Drafting a will is the most basic estate planning step an individual can take. It is also one of the most important. If someone dies without a will, Texas state law determines what happens to their property. Family members will usually inherit everything if someone dies without a will in place.
Even if someone wants the majority of their property to pass to their family members, they may still want certain people to receive specific assets. Those who put together a will can control what the people they love inherit from their estates. They need their documents to conform with Texas law to hold up under scrutiny in probate court. Witnesses are crucial for the creation of enforceable wills in Texas.

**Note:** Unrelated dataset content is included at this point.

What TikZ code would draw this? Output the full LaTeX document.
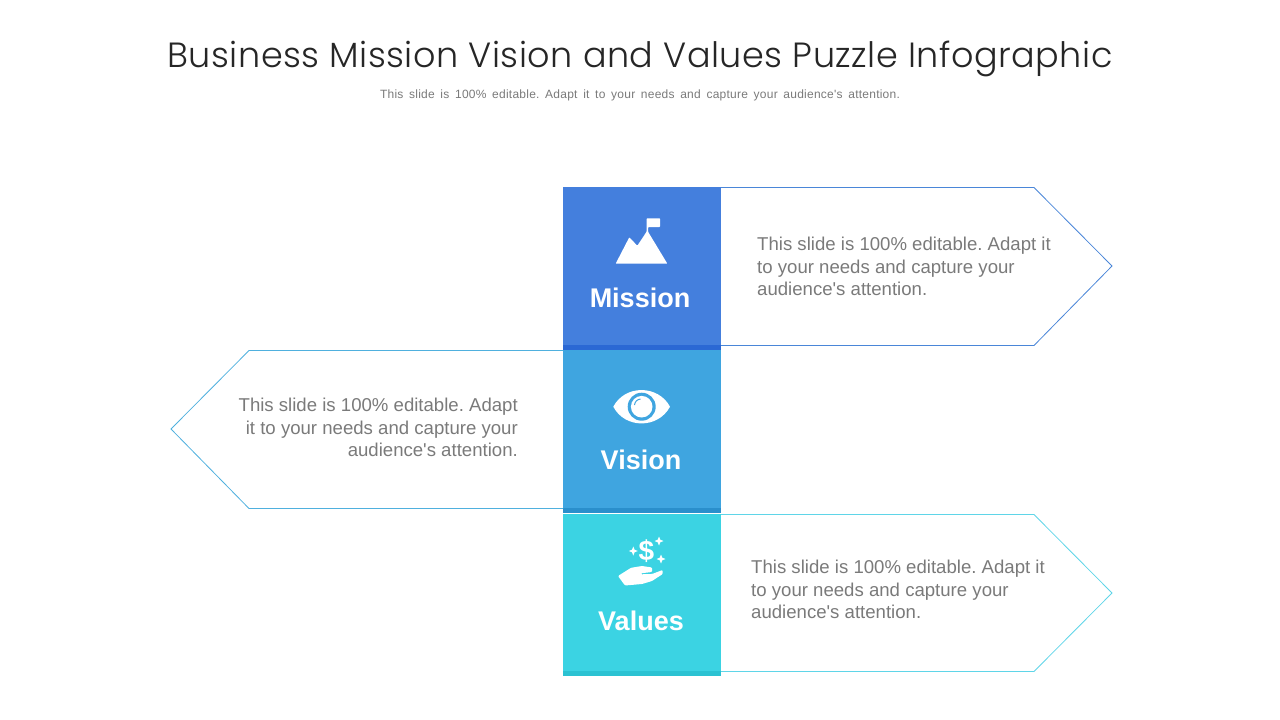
\documentclass[tikz,border=0pt]{standalone}
\usepackage{fontspec}
\setmainfont[Ligatures=TeXOff]{Liberation Sans}
\newfontfamily\titlefont[LetterSpace=1.5]{Poppins Light}
\newfontfamily\subfont[LetterSpace=2,WordSpace=1.6]{Liberation Sans}
\usetikzlibrary{positioning}
\definecolor{missionblue}{HTML}{447FDD}
\definecolor{missiondark}{HTML}{2B68D4}
\definecolor{missionline}{HTML}{4A86D8}
\definecolor{visionblue}{HTML}{3FA5E0}
\definecolor{visiondark}{HTML}{2A8FCC}
\definecolor{visionline}{HTML}{4FB0DE}
\definecolor{valuesblue}{HTML}{3BD3E3}
\definecolor{valuesdark}{HTML}{2BC2D2}
\definecolor{valuesline}{HTML}{5FD5E8}
\definecolor{bodygray}{HTML}{7A7A7A}
\tikzset{
	mainbox/.style={rectangle, inner sep=0pt, outer sep=0pt, minimum width=158pt, minimum height=158pt},
	stripbox/.style={rectangle, inner sep=0pt, outer sep=0pt, minimum width=158pt, minimum height=5pt},
	boxlabel/.style={inner sep=0pt, text=white, font=\fontsize{27}{27}\selectfont\bfseries},
	bodytext/.style={inner sep=0pt, text=bodygray, font=\fontsize{18.6}{22.5}\selectfont\frenchspacing},
	outline/.style={line width=0.8pt},
	icon/.style={fill=white, draw=none}
}
\begin{document}
\begin{tikzpicture}[x=1pt,y=-1pt]
	\useasboundingbox (0,0) rectangle (1280,720);
	\node[inner sep=0pt, anchor=base, text=black!85, font=\titlefont\fontsize{35}{35}\selectfont] (title) at (640,67) {Business Mission Vision and Values Puzzle Infographic};
	\node[inner sep=0pt, text=bodygray, font=\subfont\fontsize{12}{12}\selectfont\frenchspacing] (subtitle) at (640,95) {This slide is 100\% editable. Adapt it to your needs and capture your audience's attention.};

	% colour blocks
	\node[mainbox, fill=missionblue] (missionbox) at (642,266) {};
	\node[stripbox, fill=missiondark, below=0pt of missionbox] (missionstrip) {};
	\node[mainbox, fill=visionblue, below=0pt of missionstrip] (visionbox) {};
	\node[stripbox, fill=visiondark, below=0pt of visionbox] (visionstrip) {};
	\node[mainbox, minimum height=157pt, fill=valuesblue, below=1pt of visionstrip] (valuesbox) {};
	\node[stripbox, fill=valuesdark, below=0pt of valuesbox] (valuesstrip) {};

	\node[boxlabel] (missionlabel) at (640,298) {Mission};
	\node[boxlabel] (visionlabel) at (641,460) {Vision};
	\node[boxlabel] (valueslabel) at (641,621) {Values};

	% outlines
	\coordinate (missiona) at (1034,187.5);
	\coordinate (missiontip) at (1112,266);
	\coordinate (missionb) at (1034,345.5);
	\draw[outline, missionline] ([yshift=-0.5pt]missionbox.north east) -- (missiona) -- (missiontip) -- (missionb) -- ([yshift=-0.5pt]missionbox.south east);
	\coordinate (visiona) at (249,350.5);
	\coordinate (visiontip) at (171,429);
	\coordinate (visionb) at (249,508.5);
	\draw[outline, visionline] ([yshift=-0.5pt]visionbox.north west) -- (visiona) -- (visiontip) -- (visionb) -- ([yshift=-0.5pt]visionbox.south west);
	\coordinate (valuesa) at (1034,514.5);
	\coordinate (valuestip) at (1112,593);
	\coordinate (valuesb) at (1034,671.5);
	\draw[outline, valuesline] ([yshift=-0.5pt]valuesbox.north east) -- (valuesa) -- (valuestip) -- (valuesb) -- ([yshift=-0.5pt]valuesbox.south east);

	\node[bodytext, anchor=west, align=left] (missiontext) at (757,266.8) {This slide is 100\% editable. Adapt it\\to your needs and capture your\\audience's attention.};
	\node[bodytext, anchor=east, align=right] (visiontext) at (518,427.8) {This slide is 100\% editable. Adapt\\it to your needs and capture your\\audience's attention.};
	\node[bodytext, anchor=west, align=left] (valuestext) at (751,589.8) {This slide is 100\% editable. Adapt it\\to your needs and capture your\\audience's attention.};

	% mountain
	\fill[icon, rounded corners=0.6pt] (615.7,263.6) -- (629.3,237.3) -- (637.3,245.7) -- (646.6,231.7) -- (646.6,218.3) -- (660,218.3) -- (660,227) -- (648.2,227) -- (648.2,232) -- (667.3,263.6) -- cycle;
	% eye
	\fill[icon] (613.3,406.7) .. controls (625,384.5) and (658,384.5) .. (670,406.7) .. controls (658,429) and (625,429) .. (613.3,406.7) -- cycle;
	\fill[visionblue] (641.7,406.7) circle (14);
	\fill[icon] (641.7,406.7) circle (10.8);
	\draw[visionblue, line width=1pt] (634.5,405) .. controls (635,401.5) and (637,399.5) .. (640.5,399);
	% hand
	\node[inner sep=0pt, text=white, font=\fontsize{28}{28}\selectfont\bfseries] (dollar) at (646.5,551.5) {\$};
	\fill[icon] (633.3,546.5) -- (634.6,549.7) -- (637.8,551) -- (634.6,552.3) -- (633.3,555.5) -- (632,552.3) -- (628.8,551) -- (632,549.7) -- cycle;
	\fill[icon] (659,536.5) -- (660.3,539.7) -- (663.5,541) -- (660.3,542.3) -- (659,545.5) -- (657.7,542.3) -- (654.5,541) -- (657.7,539.7) -- cycle;
	\fill[icon] (661,554.5) -- (662.3,557.7) -- (665.5,559) -- (662.3,560.3) -- (661,563.5) -- (659.7,560.3) -- (656.5,559) -- (659.7,557.7) -- cycle;
	\fill[icon, rounded corners=1pt] (618,576) -- (631,567.8) -- (642,566) -- (652,567.5) -- (652,572) -- (641,573.3) -- (641,574.3) -- (652,574) -- (662.7,570) -- (662.7,574) -- (652,581) -- (642,584) -- (625,585.5) -- cycle;
\end{tikzpicture}
\end{document}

What does the state require?
Anyone drafting and signing a will needs to have witnesses present. Those witnesses can attest to the identity of the person signing the documents and their mental state at that time. In Texas, witnesses only need to be 14 years of age and of sound mind.
They will also need to physically sign the will to affirm that the testator was aware of what actions they took and what impact their choices would have on their beneficiaries in the future. At least two witnesses are necessary to create valid documents. They should ideally not be listed among the beneficiaries of the estate to protect against conflicts of interest. The one exception to this rule involves a scenario in which someone fully hand-writes their will in compliance with Texas state law.
Ultimately, ensuring that one has met the witness requirements is important for those drafting testamentary documents in Texas.